# What to work on
Scan the entries below. List each line with "that".

═══ Excerpted data

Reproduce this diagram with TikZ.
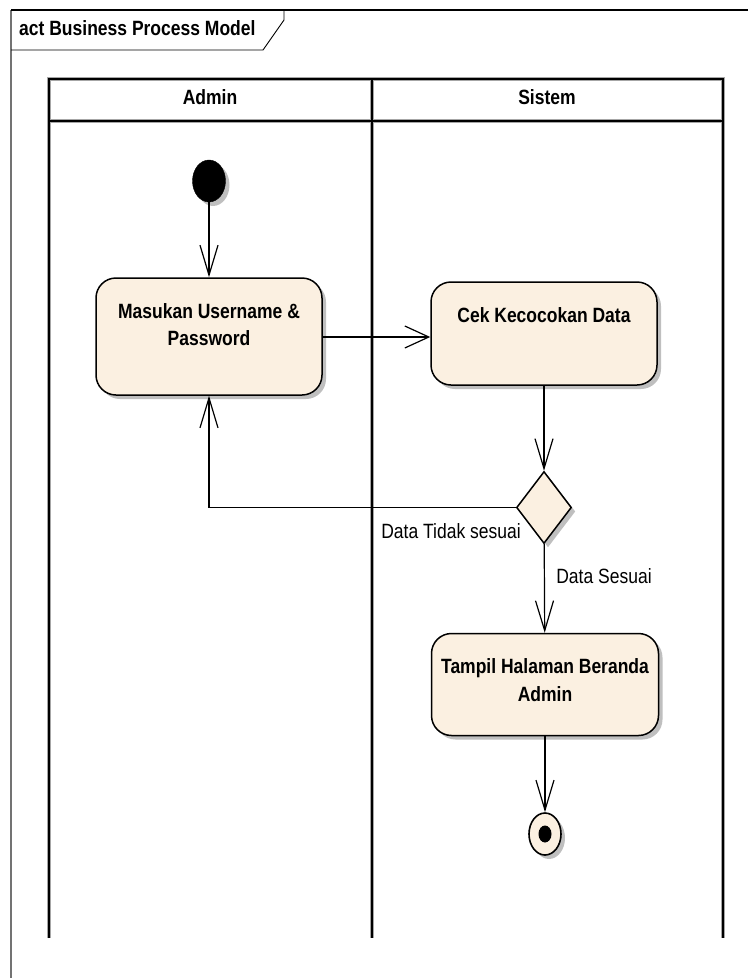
\documentclass[tikz,border=0pt]{standalone}
\usepackage{fontspec}
\usepackage{graphicx}
\setmainfont{Liberation Sans}
\usetikzlibrary{arrows.meta,shapes.geometric,shadows}
\definecolor{boxfill}{RGB}{251,240,225}
\newcommand\vtext[1]{\scalebox{1}[1.18]{\begin{tabular}{@{}c@{}}#1\end{tabular}}}
\newcommand\toptext[1]{\scalebox{1}[1.18]{\begin{tabular}[t]{@{}c@{}}#1\end{tabular}}}
\begin{document}
\begin{tikzpicture}[x=1pt,y=-1pt,
  shad/.style={drop shadow={shadow xshift=4pt,shadow yshift=-4pt,fill=black!25,opacity=1}},
  act/.style={draw=black,line width=1.5pt,fill=boxfill,rounded corners=20pt,inner sep=0pt,
    text height=40pt,font=\bfseries\fontsize{17.5}{23.7}\selectfont,shad},
  lbl/.style={font=\fontsize{17.5}{21}\selectfont,inner sep=0pt},
  hdr/.style={font=\bfseries\fontsize{17.5}{21}\selectfont,inner sep=0pt},
  vline/.style={draw,line width=1.2pt,-{Straight Barb[length=30pt,width=18pt,line width=1.2pt]}},
  hline/.style={draw,line width=1.2pt,-{Straight Barb[length=24pt,width=22pt,line width=1.2pt]}},
  lane/.style={line width=2pt,black},
  laneh/.style={line width=3.2pt,black!35}
]
\useasboundingbox (0,0) rectangle (748,978);
% frame
\draw[black!55,line width=1.6pt] (11,978) -- (11,10);
\draw[black,line width=1.2pt] (11,10) -- (748,10);
\draw[black,line width=0.9pt] (11,50) -- (263,50) -- (284,20) -- (284,10);
\node[hdr,anchor=west] (title) at (19,31) {\vtext{act Business Process Model}};
% swimlanes
\draw[laneh] (49,938) -- (49,79) -- (723,79) -- (723,938);
\draw[laneh] (49,121) -- (723,121);
\draw[laneh] (372,79) -- (372,938);
\draw[lane] (49,938) -- (49,79) -- (723,79) -- (723,938);
\draw[lane] (49,121) -- (723,121);
\draw[lane] (372,79) -- (372,938);
\node[hdr] (admin) at (210,100) {\vtext{Admin}};
\node[hdr] (sistem) at (547,100) {\vtext{Sistem}};
% nodes
\node[ellipse,fill=black,draw=black,minimum width=33pt,minimum height=42pt,inner sep=0pt,shad] (init) at (209,181) {};
\node[act,minimum width=226pt,minimum height=117pt,text depth=77pt] (mas) at (209,336.5) {\toptext{Masukan Username \&\\Password}};
\node[act,minimum width=226pt,minimum height=103pt,text depth=63pt] (cek) at (544,333.5) {\toptext{Cek Kecocokan Data}};
\node[diamond,draw=black,line width=1.5pt,fill=boxfill,minimum width=55pt,minimum height=72pt,inner sep=0pt,shad] (dia) at (544,507.5) {};
\node[act,minimum width=227pt,minimum height=102pt,text depth=62pt] (tam) at (545,684.5) {\toptext{Tampil Halaman Beranda\\Admin}};
\node[ellipse,draw=black,line width=1.6pt,fill=boxfill,minimum width=32pt,minimum height=42pt,inner sep=0pt,shad] (fin) at (545,834) {};
\node[ellipse,fill=black,minimum width=13pt,minimum height=17pt,inner sep=0pt] (findot) at (545,834) {};
% labels
\node[lbl] (ltidak) at (451,534) {\vtext{Data Tidak sesuai}};
\node[lbl] (lsesuai) at (604,579) {\vtext{Data Sesuai}};
% edges
\draw[vline] (init) -- (mas);
\draw[hline] (mas.east |- 0,337) -- (cek.west |- 0,337);
\draw[vline] (cek) -- (dia);
\draw[vline] (dia.west) -| (mas.south);
\draw[vline] (dia) -- (tam);
\draw[vline] (tam) -- (fin);
\end{tikzpicture}
\end{document}
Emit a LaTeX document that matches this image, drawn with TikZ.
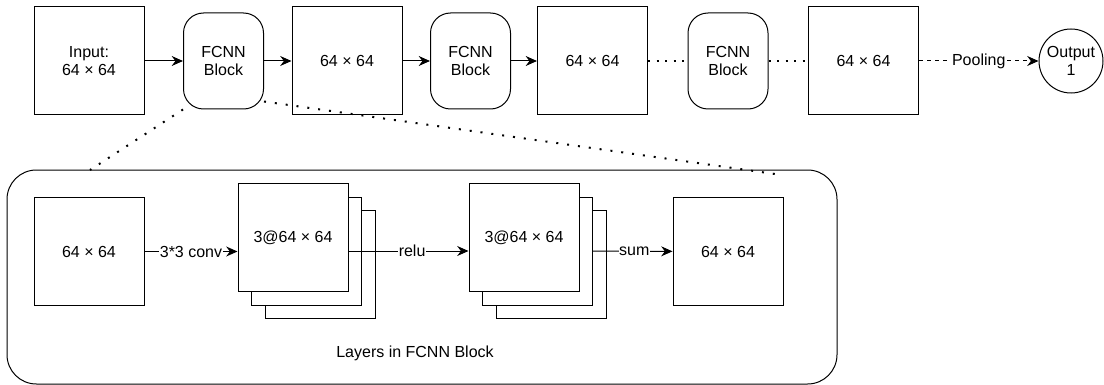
\documentclass[tikz,border=0pt]{standalone}
\usepackage{fontspec}
\setmainfont{Liberation Sans}
\usetikzlibrary{arrows.meta}

\tikzset{
  sqbox/.style={draw, line width=0.75pt, fill=white, minimum width=82.5pt,
    minimum height=81pt, inner sep=0pt, align=center},
  fcnn/.style={draw, line width=0.75pt, rounded corners=15pt, minimum width=60pt,
    minimum height=72pt, inner sep=0pt, align=center},
  arr/.style={line width=0.75pt, -{Stealth[length=8.5pt, width=7.5pt, inset=2.8pt]}},
  dotrow/.style={line width=1.5pt, dash pattern=on 1.5pt off 4.9pt},
  dotzoom/.style={line width=1.5pt, dash pattern=on 1.5pt off 6.7pt},
  elabel/.style={fill=white, inner sep=0.5pt},
}

\begin{document}
\begin{tikzpicture}[x=0.75pt, y=-0.75pt, font=\fontsize{12pt}{14pt}\selectfont]
\useasboundingbox (0,0) rectangle (1104,385);

% Main pipeline
\node[sqbox] (inp) at (89,61) {Input:\\64 × 64};
\node[fcnn] (fA) at (223.5,61) {FCNN\\Block};
\node[sqbox] (bA) at (347,61) {64 × 64};
\node[fcnn] (fB) at (470.5,61) {FCNN\\Block};
\node[sqbox] (bB) at (592.5,61) {64 × 64};
\node[fcnn] (fC) at (728,61) {FCNN\\Block};
\node[sqbox] (bC) at (863.5,61) {64 × 64};
\node[draw, circle, line width=0.75pt, minimum size=48pt, inner sep=0pt, align=center]
  (out) at (1071,61) {Output\\1};

\draw[arr] (inp) -- (fA);
\draw[arr] (fA) -- (bA);
\draw[arr] (bA) -- (fB);
\draw[arr] (fB) -- (bB);
\draw[dotrow] (bB) -- (fC);
\draw[dotrow] (fC) -- (bC);
\draw[arr, dash pattern=on 3pt off 3pt] (bC) -- node[elabel] {Pooling} (out);

% Zoomed view of one block
\node[draw, line width=0.75pt, rounded corners=22pt, minimum width=622.5pt,
  minimum height=160.5pt] (zoom) at (422,277) {};
\coordinate (zl) at (90,170);
\coordinate (zr) at (775,174);
\draw[dotzoom] (fA.south west) -- (zl);
\draw[dotzoom] (fA.-45) -- (zr);

% Layers inside the block
\node[sqbox] (inB) at (89,251.5) {64 × 64};
\node[sqbox] (cC) at (320,264.5) {};
\node[sqbox] (cB) at (306.5,251) {};
\node[sqbox] (cA) at (293,237.5) {3@64 × 64};
\node[sqbox] (rC) at (551,264.5) {};
\node[sqbox] (rB) at (537.5,251) {};
\node[sqbox] (rA) at (524,237.5) {3@64 × 64};
\node[sqbox] (outB) at (728,251.5) {64 × 64};

\draw[arr] (inB) -- node[elabel, pos=0.5] {3*3 conv} (inB -| cA.west);
\draw[arr] (cA.east |- cB) -- node[elabel, pos=0.53] {relu} (rA.west |- rB);
\draw[arr] (rB) -- node[elabel, pos=0.52] {sum} (outB);

\node (cap) at (415,353) {Layers in FCNN Block};

\end{tikzpicture}
\end{document}
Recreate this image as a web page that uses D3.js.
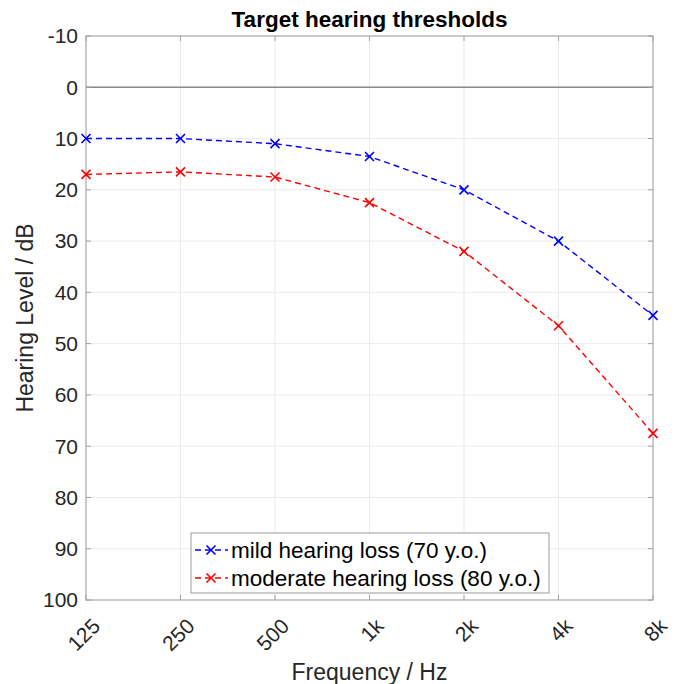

══════

# Worked solution
Emit a LaTeX document that matches this image, drawn with TikZ.
Recreate this image as a web page that uses D3.js.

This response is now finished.